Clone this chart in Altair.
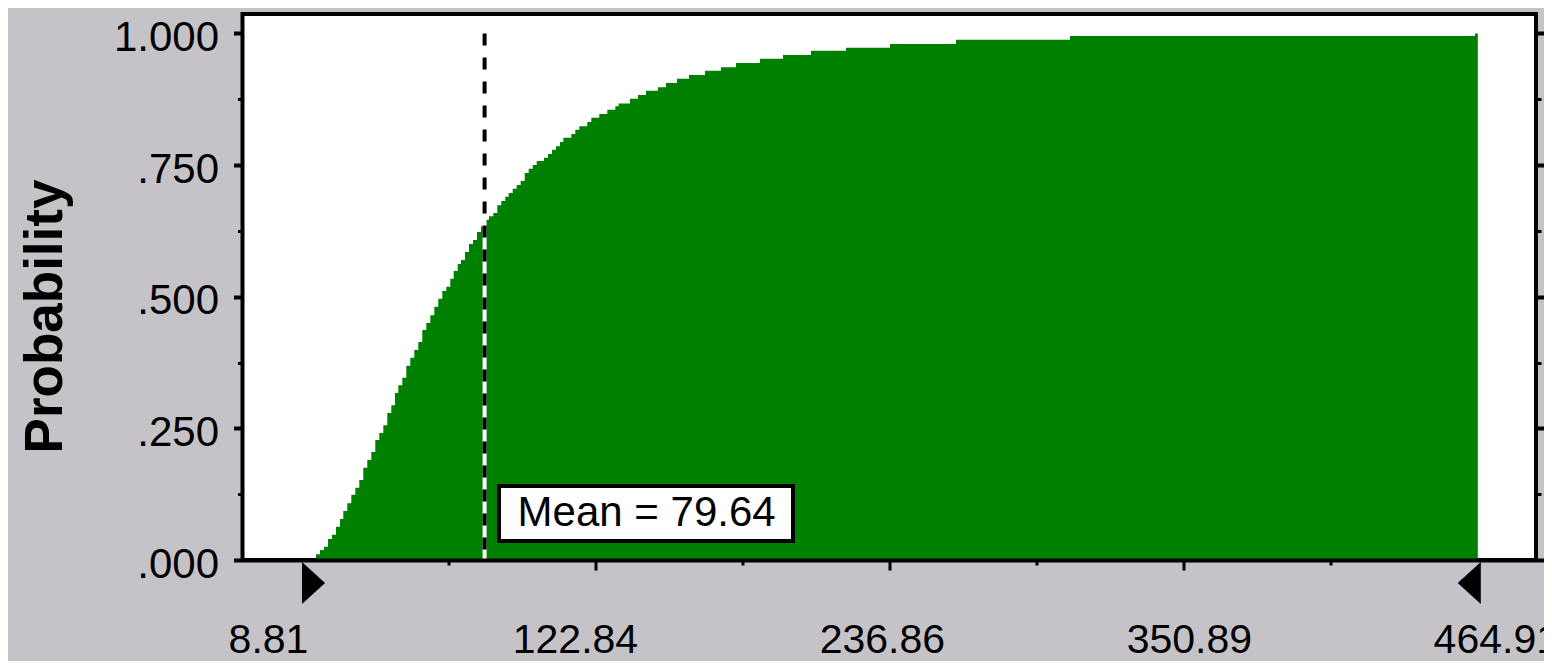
import altair as alt
import pandas as pd

# cumulative probability (x = value, p = cumulative probability)
cdf_x = [14.24, 15.79, 17.34, 18.90, 20.45, 22.00, 23.55, 24.83, 26.38, 27.93,
         29.49, 31.04, 32.59, 34.14, 35.69, 37.24, 38.79, 40.35, 41.90, 43.45,
         44.88, 46.16, 47.72, 49.27, 50.82, 52.37, 53.92, 55.47, 57.03, 58.58,
         60.13, 61.68, 63.23, 64.78, 66.34, 67.65, 69.21, 70.49, 72.04, 73.59,
         75.14, 76.69, 78.24, 79.80, 81.35, 83.02, 84.57, 86.12, 87.67, 88.99,
         90.54, 92.09, 93.64, 95.20, 96.75, 98.30, 99.85, 102.68, 104.23, 105.79,
         107.34, 108.89, 110.17, 113.27, 114.82, 116.38, 119.48, 121.03, 124.13, 127.24,
         130.34, 131.66, 136.04, 139.15, 142.25, 146.90, 150.01, 154.27, 158.93, 165.13,
         171.34, 177.16, 186.47, 195.39, 206.25, 219.83, 236.90, 262.50, 306.72, 463.81, 464.91]
cdf_p = [0.011, 0.019, 0.025, 0.040, 0.048, 0.063, 0.078, 0.093, 0.108, 0.124,
         0.137, 0.152, 0.175, 0.190, 0.205, 0.228, 0.241, 0.256, 0.279, 0.294,
         0.317, 0.332, 0.346, 0.369, 0.384, 0.399, 0.414, 0.437, 0.450, 0.465,
         0.481, 0.496, 0.511, 0.519, 0.534, 0.549, 0.562, 0.570, 0.585, 0.600,
         0.608, 0.623, 0.634, 0.646, 0.653, 0.659, 0.674, 0.682, 0.690, 0.697,
         0.705, 0.712, 0.720, 0.735, 0.743, 0.750, 0.758, 0.764, 0.771, 0.779,
         0.786, 0.794, 0.802, 0.809, 0.817, 0.824, 0.832, 0.840, 0.847, 0.855,
         0.862, 0.867, 0.876, 0.883, 0.891, 0.898, 0.906, 0.914, 0.921, 0.929,
         0.936, 0.944, 0.952, 0.959, 0.967, 0.973, 0.980, 0.988, 0.995, 1.000, 1.000]

x_ticks = [8.81, 65.82, 122.84, 179.85, 236.86, 293.88, 350.89, 407.90, 464.91]
x_minor = [65.82, 179.85, 293.88, 407.90]
y_ticks = [0, 0.125, 0.25, 0.375, 0.5, 0.625, 0.75, 0.875, 1.0]
mean_value = 79.64
mean_label = "Mean = 79.64"
range_ends = [8.81, 464.91]
y_title = "Probability"

FONT = "Liberation Sans"
GREEN = "#008000"
GRAY = "#C5C3C7"

W, H = 1293.5, 546
xscale = alt.Scale(domain=[-14.27, 487.48], nice=False, zero=False)
yscale = alt.Scale(domain=[0, 1.037], nice=False, zero=False)

cdf = pd.DataFrame({"x": cdf_x, "p": cdf_p})
mean_df = pd.DataFrame({"x": [mean_value], "top": [1.0], "bottom": [0.0], "label": [mean_label]})
ends_df = pd.DataFrame({"x": range_ends})

minor_test = "indexof([" + ",".join(str(v) for v in x_minor) + "], datum.value) >= 0"
end_test = "datum.value < 10 || datum.value > 460"

x_axis = alt.Axis(
    values=x_ticks, title=None, grid=False, domain=True, domainColor="black", domainWidth=4,
    zindex=1, labelFont=FONT, labelFontSize=41, labelColor="black", labelFlush=False,
    labelOverlap=False, labelPadding=50, labelAlign="center",
    labelExpr=f"({minor_test}) ? '' : format(datum.value, '.2f')",
    labelOffset={"condition": [
        {"test": "datum.value < 60", "value": -34},
        {"test": "datum.value < 180", "value": -21},
        {"test": "datum.value < 300", "value": -8},
        {"test": "datum.value < 400", "value": 5}], "value": 18},
    tickColor="black", tickWidth=3,
    tickSize={"condition": {"test": minor_test, "value": 5}, "value": 10},
    tickOpacity={"condition": {"test": end_test, "value": 0}, "value": 1},
)
X = alt.X("x:Q", scale=xscale, axis=x_axis)

y_major_test = "datum.value % 0.25 == 0"
y_axis_left = alt.Axis(
    orient="left", values=y_ticks, grid=False, domain=False,
    title=y_title, titleFont=FONT, titleFontSize=53, titleFontWeight="bold", titleColor="black",
    titleAngle=270, titleAlign="center", titleBaseline="middle", titleX=-197.5, titleY=302,
    labelFont=FONT, labelFontSize=42, labelColor="black", labelPadding=15, labelOffset=4,
    labelOverlap=False,
    labelExpr=f"{y_major_test} ? replace(format(datum.value, '.3f'), '0.', '.') : ''",
    tickColor="black",
    tickSize={"condition": {"test": y_major_test, "value": 9}, "value": 5},
    tickWidth={"condition": {"test": y_major_test, "value": 4}, "value": 3},
)
y_axis_right = alt.Axis(
    orient="right", values=y_ticks, grid=False, domain=False, labels=False, title=None,
    tickColor="black",
    tickSize={"condition": {"test": y_major_test, "value": 9}, "value": 5},
    tickWidth={"condition": {"test": y_major_test, "value": 4}, "value": 3},
)

area = alt.Chart(cdf).mark_area(color=GREEN, interpolate="step-after", opacity=1).encode(
    x=X,
    y=alt.Y("p:Q", scale=yscale, axis=y_axis_left, stack=None),
    y2=alt.datum(0),
)

box = alt.Chart(mean_df).mark_rect(
    fill="white", stroke="black", strokeWidth=4, xOffset=14.4, x2Offset=308.4
).encode(
    x=X, x2="x:Q",
    y=alt.value(472), y2=alt.value(527),
)
text = alt.Chart(mean_df).mark_text(
    align="left", baseline="middle", xOffset=33, font=FONT, fontSize=42, color="black"
).encode(
    x=X, y=alt.value(498.5), text="label:N",
)

tri_r = alt.Chart(ends_df).transform_filter("datum.x < 100").mark_point(
    shape="M0,-1L1.1,0L0,1Z", filled=True, color="black", opacity=1, size=1764, strokeWidth=0
).encode(x=X, y=alt.value(569))
tri_l = alt.Chart(ends_df).transform_filter("datum.x > 100").mark_point(
    shape="M0,-1L-1.1,0L0,1Z", filled=True, color="black", opacity=1, size=1764, strokeWidth=0,
    xOffset=3
).encode(x=X, y=alt.value(569))

main = alt.layer(area, box, text, tri_r, tri_l)

mean_base = alt.Chart(mean_df).encode(
    x=X,
    y=alt.Y("top:Q", scale=yscale, axis=y_axis_right),
    y2="bottom:Q",
)
mean_white = mean_base.mark_rule(color="white", strokeWidth=4)
mean_dash = mean_base.mark_rule(color="black", strokeWidth=4, strokeDash=[12, 12])
mean_layer = alt.layer(mean_white, mean_dash)

chart = alt.layer(main, mean_layer).resolve_scale(y="independent").properties(
    width=W, height=H,
    autosize=alt.AutoSizeParams(type="none"),
    padding={"left": 234.5, "top": 6, "right": 8, "bottom": 101},
    background=GRAY,
).configure_view(stroke="black", strokeWidth=4, fill="white")

chart.save("out.html", embed_options={"renderer": "svg", "actions": False})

=======

Starting with the first line of the data above and ending with the line containing "import pandas as pd", please restate every line exactly, leaving images out.

* _SOLUTION FOR THIS PROBLEM_:
Clone this chart in Altair.
import altair as alt
import pandas as pd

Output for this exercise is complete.